| Task requirements |
Make an exact copy of the data below, leaving out every picture.

(Data entries)
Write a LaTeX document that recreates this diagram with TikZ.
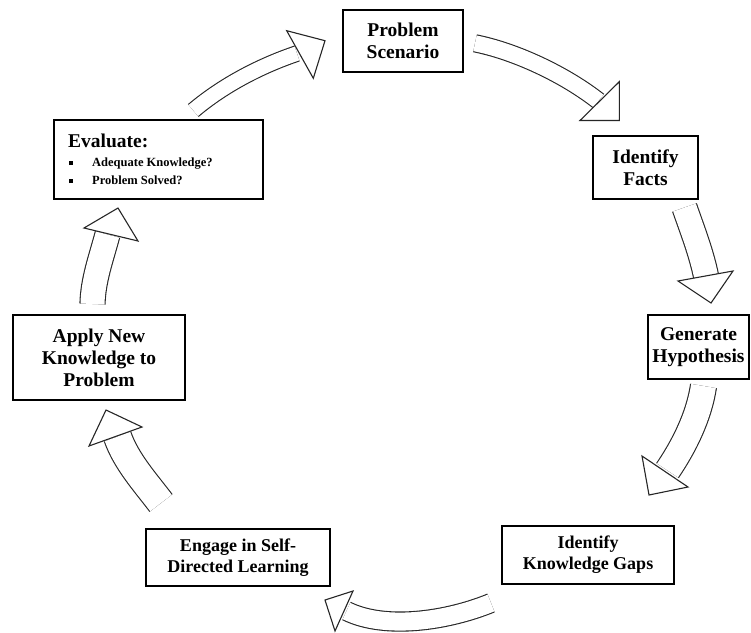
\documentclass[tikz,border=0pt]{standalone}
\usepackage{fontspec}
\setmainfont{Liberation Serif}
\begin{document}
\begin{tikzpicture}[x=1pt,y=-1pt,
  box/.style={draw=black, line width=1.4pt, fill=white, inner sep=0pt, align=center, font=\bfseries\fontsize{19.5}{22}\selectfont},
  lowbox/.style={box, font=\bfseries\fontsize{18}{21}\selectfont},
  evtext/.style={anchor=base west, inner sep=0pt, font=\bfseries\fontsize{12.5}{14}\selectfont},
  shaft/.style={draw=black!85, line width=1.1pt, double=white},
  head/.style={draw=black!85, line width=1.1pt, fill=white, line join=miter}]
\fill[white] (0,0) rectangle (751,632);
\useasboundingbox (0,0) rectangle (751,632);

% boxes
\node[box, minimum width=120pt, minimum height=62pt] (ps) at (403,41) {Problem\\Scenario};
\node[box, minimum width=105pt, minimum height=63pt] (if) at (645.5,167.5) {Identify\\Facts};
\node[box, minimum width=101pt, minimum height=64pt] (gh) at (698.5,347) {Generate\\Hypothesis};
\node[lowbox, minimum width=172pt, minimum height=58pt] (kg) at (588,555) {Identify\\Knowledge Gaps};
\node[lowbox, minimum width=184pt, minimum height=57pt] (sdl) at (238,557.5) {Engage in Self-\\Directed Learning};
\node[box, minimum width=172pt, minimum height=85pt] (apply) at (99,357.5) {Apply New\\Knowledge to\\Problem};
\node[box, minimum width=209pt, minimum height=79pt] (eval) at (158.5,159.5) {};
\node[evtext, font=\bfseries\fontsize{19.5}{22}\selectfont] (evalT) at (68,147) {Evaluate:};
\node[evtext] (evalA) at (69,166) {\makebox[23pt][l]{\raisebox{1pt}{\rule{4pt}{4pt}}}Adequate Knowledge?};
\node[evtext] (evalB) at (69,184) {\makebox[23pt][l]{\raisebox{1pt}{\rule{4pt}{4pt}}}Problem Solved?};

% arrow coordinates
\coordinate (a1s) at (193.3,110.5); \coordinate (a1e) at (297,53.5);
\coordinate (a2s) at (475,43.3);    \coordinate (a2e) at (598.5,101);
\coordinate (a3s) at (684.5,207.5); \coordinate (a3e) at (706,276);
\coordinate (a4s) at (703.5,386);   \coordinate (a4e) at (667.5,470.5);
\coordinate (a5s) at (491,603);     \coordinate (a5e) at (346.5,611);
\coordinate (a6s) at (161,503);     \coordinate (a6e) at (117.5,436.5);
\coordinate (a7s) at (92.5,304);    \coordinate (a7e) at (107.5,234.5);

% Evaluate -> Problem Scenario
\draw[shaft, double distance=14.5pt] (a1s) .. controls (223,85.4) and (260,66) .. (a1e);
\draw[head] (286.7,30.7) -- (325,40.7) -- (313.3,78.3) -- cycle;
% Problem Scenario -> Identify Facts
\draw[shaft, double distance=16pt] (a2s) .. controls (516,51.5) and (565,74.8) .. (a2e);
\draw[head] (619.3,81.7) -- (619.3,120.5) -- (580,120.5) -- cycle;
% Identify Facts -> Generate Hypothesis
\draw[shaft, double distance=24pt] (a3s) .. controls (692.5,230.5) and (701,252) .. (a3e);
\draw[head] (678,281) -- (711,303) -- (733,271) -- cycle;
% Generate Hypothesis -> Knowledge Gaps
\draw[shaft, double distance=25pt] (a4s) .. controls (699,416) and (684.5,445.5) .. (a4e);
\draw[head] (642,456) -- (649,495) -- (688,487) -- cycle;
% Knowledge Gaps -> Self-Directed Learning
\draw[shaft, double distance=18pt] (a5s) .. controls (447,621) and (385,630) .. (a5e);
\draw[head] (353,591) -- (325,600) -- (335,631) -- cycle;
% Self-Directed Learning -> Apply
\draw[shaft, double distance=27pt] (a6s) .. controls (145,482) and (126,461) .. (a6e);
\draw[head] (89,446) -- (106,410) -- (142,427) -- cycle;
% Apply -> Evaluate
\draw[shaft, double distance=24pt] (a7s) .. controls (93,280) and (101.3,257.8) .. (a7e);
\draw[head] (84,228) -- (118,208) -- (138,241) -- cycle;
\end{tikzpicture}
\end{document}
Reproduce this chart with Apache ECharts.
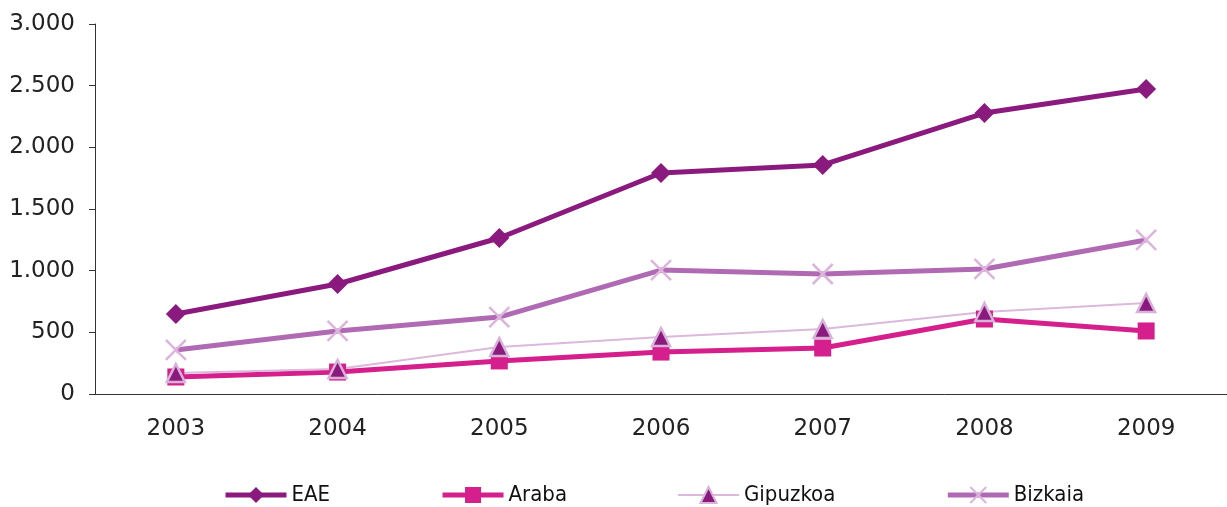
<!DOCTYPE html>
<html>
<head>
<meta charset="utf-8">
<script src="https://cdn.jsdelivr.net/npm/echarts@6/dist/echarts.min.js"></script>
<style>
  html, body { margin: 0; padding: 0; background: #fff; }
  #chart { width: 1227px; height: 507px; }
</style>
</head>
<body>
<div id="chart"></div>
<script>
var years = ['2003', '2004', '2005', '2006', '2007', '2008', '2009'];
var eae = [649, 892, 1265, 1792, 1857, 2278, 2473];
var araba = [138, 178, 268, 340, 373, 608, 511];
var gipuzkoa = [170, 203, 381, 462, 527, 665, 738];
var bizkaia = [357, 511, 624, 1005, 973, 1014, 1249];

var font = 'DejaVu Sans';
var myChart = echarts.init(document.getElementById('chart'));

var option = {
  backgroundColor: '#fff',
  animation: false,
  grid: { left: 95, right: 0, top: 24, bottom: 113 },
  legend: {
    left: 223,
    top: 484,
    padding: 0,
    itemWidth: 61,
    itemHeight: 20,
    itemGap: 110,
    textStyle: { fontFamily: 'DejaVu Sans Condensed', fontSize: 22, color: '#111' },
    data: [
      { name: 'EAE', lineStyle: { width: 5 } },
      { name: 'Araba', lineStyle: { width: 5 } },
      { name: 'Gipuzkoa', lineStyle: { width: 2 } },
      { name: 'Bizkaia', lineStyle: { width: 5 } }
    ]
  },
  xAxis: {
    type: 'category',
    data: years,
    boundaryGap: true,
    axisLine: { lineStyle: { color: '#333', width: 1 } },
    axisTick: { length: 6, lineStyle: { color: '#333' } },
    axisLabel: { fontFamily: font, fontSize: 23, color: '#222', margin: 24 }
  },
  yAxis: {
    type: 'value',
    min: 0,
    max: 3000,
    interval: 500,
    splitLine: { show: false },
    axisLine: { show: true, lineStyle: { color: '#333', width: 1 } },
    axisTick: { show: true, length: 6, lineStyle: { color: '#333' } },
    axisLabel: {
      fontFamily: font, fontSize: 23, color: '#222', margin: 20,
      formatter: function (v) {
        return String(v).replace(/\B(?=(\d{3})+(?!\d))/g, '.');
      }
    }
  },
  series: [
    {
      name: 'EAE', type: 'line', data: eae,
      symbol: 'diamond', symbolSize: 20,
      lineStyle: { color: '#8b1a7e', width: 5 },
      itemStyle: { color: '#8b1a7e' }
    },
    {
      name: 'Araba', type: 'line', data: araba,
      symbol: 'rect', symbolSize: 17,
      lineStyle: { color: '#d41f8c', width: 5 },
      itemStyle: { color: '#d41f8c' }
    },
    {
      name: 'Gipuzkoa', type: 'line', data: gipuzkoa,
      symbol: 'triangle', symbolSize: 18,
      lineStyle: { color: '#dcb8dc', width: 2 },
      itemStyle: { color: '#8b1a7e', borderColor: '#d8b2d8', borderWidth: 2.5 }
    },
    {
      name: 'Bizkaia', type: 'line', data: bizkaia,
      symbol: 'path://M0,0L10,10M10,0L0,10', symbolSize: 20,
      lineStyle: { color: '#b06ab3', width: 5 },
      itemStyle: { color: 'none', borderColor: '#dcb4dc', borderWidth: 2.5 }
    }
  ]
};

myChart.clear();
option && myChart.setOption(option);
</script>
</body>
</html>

| Result of this task |
Write a LaTeX document that recreates this diagram with TikZ.
\documentclass[tikz,border=0pt]{standalone}
\usepackage{fontspec}
\setmainfont{Liberation Serif}
\begin{document}
\begin{tikzpicture}[x=1pt,y=-1pt,
  box/.style={draw=black, line width=1.4pt, fill=white, inner sep=0pt, align=center, font=\bfseries\fontsize{19.5}{22}\selectfont},
  lowbox/.style={box, font=\bfseries\fontsize{18}{21}\selectfont},
  evtext/.style={anchor=base west, inner sep=0pt, font=\bfseries\fontsize{12.5}{14}\selectfont},
  shaft/.style={draw=black!85, line width=1.1pt, double=white},
  head/.style={draw=black!85, line width=1.1pt, fill=white, line join=miter}]
\fill[white] (0,0) rectangle (751,632);
\useasboundingbox (0,0) rectangle (751,632);

% boxes
\node[box, minimum width=120pt, minimum height=62pt] (ps) at (403,41) {Problem\\Scenario};
\node[box, minimum width=105pt, minimum height=63pt] (if) at (645.5,167.5) {Identify\\Facts};
\node[box, minimum width=101pt, minimum height=64pt] (gh) at (698.5,347) {Generate\\Hypothesis};
\node[lowbox, minimum width=172pt, minimum height=58pt] (kg) at (588,555) {Identify\\Knowledge Gaps};
\node[lowbox, minimum width=184pt, minimum height=57pt] (sdl) at (238,557.5) {Engage in Self-\\Directed Learning};
\node[box, minimum width=172pt, minimum height=85pt] (apply) at (99,357.5) {Apply New\\Knowledge to\\Problem};
\node[box, minimum width=209pt, minimum height=79pt] (eval) at (158.5,159.5) {};
\node[evtext, font=\bfseries\fontsize{19.5}{22}\selectfont] (evalT) at (68,147) {Evaluate:};
\node[evtext] (evalA) at (69,166) {\makebox[23pt][l]{\raisebox{1pt}{\rule{4pt}{4pt}}}Adequate Knowledge?};
\node[evtext] (evalB) at (69,184) {\makebox[23pt][l]{\raisebox{1pt}{\rule{4pt}{4pt}}}Problem Solved?};

% arrow coordinates
\coordinate (a1s) at (193.3,110.5); \coordinate (a1e) at (297,53.5);
\coordinate (a2s) at (475,43.3);    \coordinate (a2e) at (598.5,101);
\coordinate (a3s) at (684.5,207.5); \coordinate (a3e) at (706,276);
\coordinate (a4s) at (703.5,386);   \coordinate (a4e) at (667.5,470.5);
\coordinate (a5s) at (491,603);     \coordinate (a5e) at (346.5,611);
\coordinate (a6s) at (161,503);     \coordinate (a6e) at (117.5,436.5);
\coordinate (a7s) at (92.5,304);    \coordinate (a7e) at (107.5,234.5);

% Evaluate -> Problem Scenario
\draw[shaft, double distance=14.5pt] (a1s) .. controls (223,85.4) and (260,66) .. (a1e);
\draw[head] (286.7,30.7) -- (325,40.7) -- (313.3,78.3) -- cycle;
% Problem Scenario -> Identify Facts
\draw[shaft, double distance=16pt] (a2s) .. controls (516,51.5) and (565,74.8) .. (a2e);
\draw[head] (619.3,81.7) -- (619.3,120.5) -- (580,120.5) -- cycle;
% Identify Facts -> Generate Hypothesis
\draw[shaft, double distance=24pt] (a3s) .. controls (692.5,230.5) and (701,252) .. (a3e);
\draw[head] (678,281) -- (711,303) -- (733,271) -- cycle;
% Generate Hypothesis -> Knowledge Gaps
\draw[shaft, double distance=25pt] (a4s) .. controls (699,416) and (684.5,445.5) .. (a4e);
\draw[head] (642,456) -- (649,495) -- (688,487) -- cycle;
% Knowledge Gaps -> Self-Directed Learning
\draw[shaft, double distance=18pt] (a5s) .. controls (447,621) and (385,630) .. (a5e);
\draw[head] (353,591) -- (325,600) -- (335,631) -- cycle;
% Self-Directed Learning -> Apply
\draw[shaft, double distance=27pt] (a6s) .. controls (145,482) and (126,461) .. (a6e);
\draw[head] (89,446) -- (106,410) -- (142,427) -- cycle;
% Apply -> Evaluate
\draw[shaft, double distance=24pt] (a7s) .. controls (93,280) and (101.3,257.8) .. (a7e);
\draw[head] (84,228) -- (118,208) -- (138,241) -- cycle;
\end{tikzpicture}
\end{document}
Reproduce this chart with Apache ECharts.
<!DOCTYPE html>
<html>
<head>
<meta charset="utf-8">
<script src="https://cdn.jsdelivr.net/npm/echarts@6/dist/echarts.min.js"></script>
<style>
  html, body { margin: 0; padding: 0; background: #fff; }
  #chart { width: 1227px; height: 507px; }
</style>
</head>
<body>
<div id="chart"></div>
<script>
var years = ['2003', '2004', '2005', '2006', '2007', '2008', '2009'];
var eae = [649, 892, 1265, 1792, 1857, 2278, 2473];
var araba = [138, 178, 268, 340, 373, 608, 511];
var gipuzkoa = [170, 203, 381, 462, 527, 665, 738];
var bizkaia = [357, 511, 624, 1005, 973, 1014, 1249];

var font = 'DejaVu Sans';
var myChart = echarts.init(document.getElementById('chart'));

var option = {
  backgroundColor: '#fff',
  animation: false,
  grid: { left: 95, right: 0, top: 24, bottom: 113 },
  legend: {
    left: 223,
    top: 484,
    padding: 0,
    itemWidth: 61,
    itemHeight: 20,
    itemGap: 110,
    textStyle: { fontFamily: 'DejaVu Sans Condensed', fontSize: 22, color: '#111' },
    data: [
      { name: 'EAE', lineStyle: { width: 5 } },
      { name: 'Araba', lineStyle: { width: 5 } },
      { name: 'Gipuzkoa', lineStyle: { width: 2 } },
      { name: 'Bizkaia', lineStyle: { width: 5 } }
    ]
  },
  xAxis: {
    type: 'category',
    data: years,
    boundaryGap: true,
    axisLine: { lineStyle: { color: '#333', width: 1 } },
    axisTick: { length: 6, lineStyle: { color: '#333' } },
    axisLabel: { fontFamily: font, fontSize: 23, color: '#222', margin: 24 }
  },
  yAxis: {
    type: 'value',
    min: 0,
    max: 3000,
    interval: 500,
    splitLine: { show: false },
    axisLine: { show: true, lineStyle: { color: '#333', width: 1 } },
    axisTick: { show: true, length: 6, lineStyle: { color: '#333' } },
    axisLabel: {
      fontFamily: font, fontSize: 23, color: '#222', margin: 20,
      formatter: function (v) {
        return String(v).replace(/\B(?=(\d{3})+(?!\d))/g, '.');
      }
    }
  },
  series: [
    {
      name: 'EAE', type: 'line', data: eae,
      symbol: 'diamond', symbolSize: 20,
      lineStyle: { color: '#8b1a7e', width: 5 },
      itemStyle: { color: '#8b1a7e' }
    },
    {
      name: 'Araba', type: 'line', data: araba,
      symbol: 'rect', symbolSize: 17,
      lineStyle: { color: '#d41f8c', width: 5 },
      itemStyle: { color: '#d41f8c' }
    },
    {
      name: 'Gipuzkoa', type: 'line', data: gipuzkoa,
      symbol: 'triangle', symbolSize: 18,
      lineStyle: { color: '#dcb8dc', width: 2 },
      itemStyle: { color: '#8b1a7e', borderColor: '#d8b2d8', borderWidth: 2.5 }
    },
    {
      name: 'Bizkaia', type: 'line', data: bizkaia,
      symbol: 'path://M0,0L10,10M10,0L0,10', symbolSize: 20,
      lineStyle: { color: '#b06ab3', width: 5 },
      itemStyle: { color: 'none', borderColor: '#dcb4dc', borderWidth: 2.5 }
    }
  ]
};

myChart.clear();
option && myChart.setOption(option);
</script>
</body>
</html>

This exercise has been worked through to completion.